TO BE DONE —
Copy nothing but the part that opens with the line containing "Reproduce this chart with matplotlib." and closes with the line containing "plt.rcParams['axes.unicode_minus'] = False". Do not include pictures.

Begin DATASET EXTRACT

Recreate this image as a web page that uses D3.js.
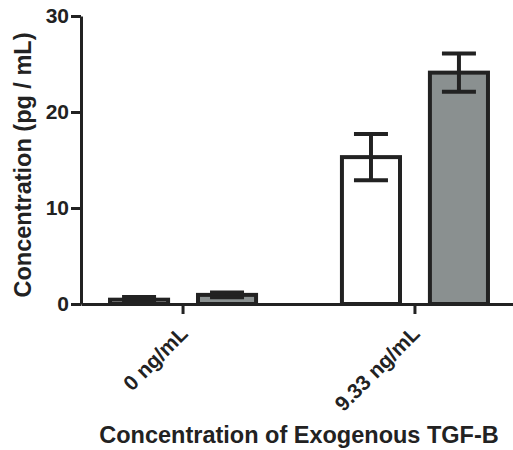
<!DOCTYPE html>
<html>
<head>
<meta charset="utf-8">
<script src="https://cdn.jsdelivr.net/npm/d3@7"></script>
<style>
  body { margin: 0; background: #fff; }
  text { font-family: "Liberation Sans", Arial, Helvetica, sans-serif; font-weight: bold; fill: #222; }
</style>
</head>
<body>
<div id="chart"></div>
<script>
// data
var doses = ["0 ng/mL", "9.33 ng/mL"];
var series = ["white", "gray"];
var whiteMeans = [0.45, 15.3];
var whiteErrs = [0.27, 2.4];
var grayMeans = [0.95, 24.1];
var grayErrs = [0.25, 2.0];
var yTicks = [0, 10, 20, 30];

var svgWidth = 513;
var svgHeight = 450;

var svg = d3.select("#chart")
  .append("svg")
  .attr("width", svgWidth)
  .attr("height", svgHeight);

var ink = "#222";

// scales
var x0 = d3.scaleBand()
  .domain(doses)
  .range([81, 517])
  .paddingInner(0.2)
  .paddingOuter(0.04);

var x1 = d3.scaleBand()
  .domain(series)
  .range([0, x0.bandwidth()])
  .paddingInner(0.34)
  .paddingOuter(0.2245);

var y = d3.scaleLinear()
  .domain([0, 30])
  .range([304, 16]);

var fills = { white: "#ffffff", gray: "#8a9090" };

// build rows for the bars
var rows = [];
doses.forEach(function(d, i) {
  rows.push({ dose: d, s: "white", mean: whiteMeans[i], err: whiteErrs[i] });
  rows.push({ dose: d, s: "gray", mean: grayMeans[i], err: grayErrs[i] });
});

// bars
svg.append("g").selectAll("rect")
  .data(rows)
  .enter()
  .append("rect")
  .attr("x", d => x0(d.dose) + x1(d.s))
  .attr("y", d => y(d.mean))
  .attr("width", x1.bandwidth())
  .attr("height", d => y(0) - y(d.mean))
  .attr("fill", d => fills[d.s])
  .attr("stroke", ink)
  .attr("stroke-width", 4);

// error bars
var capW = 17;
var errGroup = svg.append("g")
  .attr("stroke", ink)
  .attr("stroke-width", 4);

rows.forEach(function(d) {
  var cx = x0(d.dose) + x1(d.s) + x1.bandwidth() / 2;
  errGroup.append("line")
    .attr("x1", cx).attr("x2", cx)
    .attr("y1", y(d.mean + d.err))
    .attr("y2", y(d.mean - d.err));
  errGroup.append("line")
    .attr("x1", cx - capW).attr("x2", cx + capW)
    .attr("y1", y(d.mean + d.err)).attr("y2", y(d.mean + d.err));
  errGroup.append("line")
    .attr("x1", cx - capW).attr("x2", cx + capW)
    .attr("y1", y(d.mean - d.err)).attr("y2", y(d.mean - d.err));
});

// y axis
var leftAxis = d3.axisLeft(y)
  .tickValues(yTicks)
  .tickSize(10)
  .tickSizeOuter(0)
  .tickPadding(2);

var yAxis = svg.append("g")
  .attr("transform", "translate(81,0)")
  .call(leftAxis);

yAxis.selectAll("path, line")
  .attr("stroke", ink)
  .attr("stroke-width", 3);

yAxis.selectAll("text")
  .style("font-size", "21px")
  .attr("fill", ink);

// x axis
var bottomAxis = d3.axisBottom(x0)
  .tickSize(10)
  .tickSizeOuter(0);

var xAxis = svg.append("g")
  .attr("transform", "translate(0,304)")
  .call(bottomAxis);

xAxis.selectAll("path, line")
  .attr("stroke", ink)
  .attr("stroke-width", 3);

xAxis.selectAll("text")
  .style("font-size", "21px")
  .attr("fill", ink)
  .attr("text-anchor", "end")
  .attr("y", 0)
  .attr("dy", 0)
  .attr("transform", "translate(6,31) rotate(-45)");

// axis titles
svg.append("text")
  .attr("transform", "translate(31,165) rotate(-90)")
  .attr("text-anchor", "middle")
  .style("font-size", "23.5px")
  .text("Concentration (pg / mL)");

svg.append("text")
  .attr("x", 299)
  .attr("y", 443)
  .attr("text-anchor", "middle")
  .style("font-size", "23.5px")
  .text("Concentration of Exogenous TGF-B");
</script>
</body>
</html>
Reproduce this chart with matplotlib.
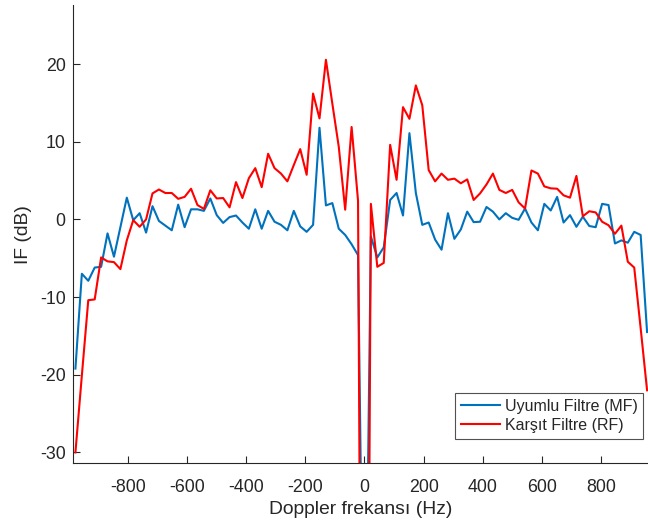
import numpy as np
import matplotlib
matplotlib.use("Agg")
import matplotlib.pyplot as plt

plt.rcParams['font.family'] = ['Liberation Sans', 'DejaVu Sans']
plt.rcParams['axes.unicode_minus'] = False

# Doppler bins: 90 bins across a 1953.125 Hz PRF, centred on zero
bin_index = np.arange(-45, 45)
doppler_hz = bin_index * 1953.125 / 90

# Improvement factor (dB), matched filter
if_mf = [
    -19.2, -7.0, -7.9, -6.2, -6.1, -1.8, -4.8, -1.0, 2.8, -0.1,
    0.8, -1.7, 1.7, -0.2, -0.8, -1.4, 1.9, -1.0, 1.3, 1.3,
    1.1, 2.7, 0.55, -0.45, 0.3, 0.5, -0.4, -1.2, 1.3, -1.2,
    1.1, -0.3, -0.7, -1.4, 1.1, -0.9, -1.6, -0.7, 11.8, 1.8,
    2.1, -1.2, -2.0, -3.2, -4.6, -70.0, -2.2, -4.9, -3.6, 2.5,
    3.4, 0.5, 11.1, 3.4, -0.7, -0.4, -2.6, -3.9, 0.8, -2.5,
    -1.3, 1.0, -0.35, -0.3, 1.6, 1.0, 0.0, 0.8, 0.2, -0.05,
    1.4, -0.4, -1.4, 2.0, 1.15, 2.9, -0.4, 0.55, -0.95, 0.35,
    -0.85, -1.0, 2.0, 1.85, -3.1, -2.7, -3.0, -1.6, -2.0, -14.5,
]

# Improvement factor (dB), mismatched filter
if_rf = [
    -30.0, -20.1, -10.4, -10.3, -4.9, -5.4, -5.5, -6.4, -2.7, -0.1,
    -0.95, 0.0, 3.35, 3.85, 3.4, 3.4, 2.65, 2.9, 3.95, 1.85,
    1.35, 3.75, 2.7, 2.75, 1.55, 4.8, 2.75, 5.3, 6.6, 4.15,
    8.45, 6.6, 5.9, 4.9, 7.0, 9.05, 5.75, 16.2, 13.0, 20.55,
    14.9, 9.35, 1.25, 11.9, 2.4, -150.0, 2.0, -6.1, -5.6, 9.6,
    5.1, 14.45, 12.95, 17.25, 14.7, 6.35, 4.9, 5.9, 5.1, 5.25,
    4.65, 5.15, 2.5, 3.35, 4.5, 5.9, 3.8, 3.4, 3.8, 2.2,
    1.4, 6.3, 5.9, 4.25, 4.0, 3.95, 3.1, 2.8, 5.6, 0.4,
    1.05, 0.9, -0.3, -0.75, -1.85, -0.8, -5.45, -6.2, -14.0, -22.0,
]

series_labels = ['Uyumlu Filtre (MF)', 'Karşıt Filtre (RF)']
x_ticks = [-800, -600, -400, -200, 0, 200, 400, 600, 800]
y_ticks = [-30, -20, -10, 0, 10, 20]

axis_col = '#262626'

fig = plt.figure(figsize=(6.48, 5.28), dpi=100)
ax = fig.add_axes([0.113, 0.1225, 0.887, 0.868])

ax.plot(doppler_hz, if_mf, color='#0072BD', lw=1.5, label=series_labels[0])
ax.plot(doppler_hz, if_rf, color='#FF0000', lw=1.5, label=series_labels[1])

ax.set_xlim(-984, 958)
ax.set_ylim(-31.4, 27.6)
ax.set_xticks(x_ticks)
ax.set_yticks(y_ticks)

for side in ('top', 'right'):
    ax.spines[side].set_visible(False)
for side in ('left', 'bottom'):
    ax.spines[side].set_color(axis_col)
    ax.spines[side].set_linewidth(0.8)

ax.tick_params(direction='in', length=5, width=0.8, colors=axis_col,
               labelsize=12.8, labelcolor=axis_col)
ax.tick_params(axis='x', pad=11)
ax.tick_params(axis='y', pad=5.5)

ax.set_xlabel('Doppler frekansı (Hz)', fontsize=13.9, color=axis_col,
              labelpad=4)
ax.set_ylabel('IF (dB)', fontsize=13.9, color=axis_col, labelpad=6)

leg = ax.legend(loc='lower right', bbox_to_anchor=(0.992, 0.054),
                fontsize=11.5, frameon=True, fancybox=False,
                handlelength=2.45, handletextpad=0.3, borderpad=0.35,
                labelspacing=0.25, borderaxespad=0)
leg.get_frame().set_edgecolor(axis_col)
leg.get_frame().set_linewidth(0.8)
for t in leg.get_texts():
    t.set_color(axis_col)

fig.savefig('out.png', dpi=100)
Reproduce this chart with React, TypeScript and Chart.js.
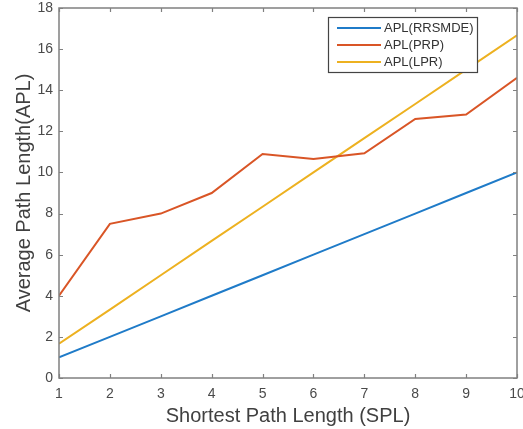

End DATASET EXTRACT

SOLVED PROBLEM —
Reproduce this chart with matplotlib.
import numpy as np
import matplotlib
matplotlib.use("Agg")
import matplotlib.pyplot as plt

plt.rcParams['font.family'] = ['Liberation Sans', 'DejaVu Sans']
plt.rcParams['axes.unicode_minus'] = False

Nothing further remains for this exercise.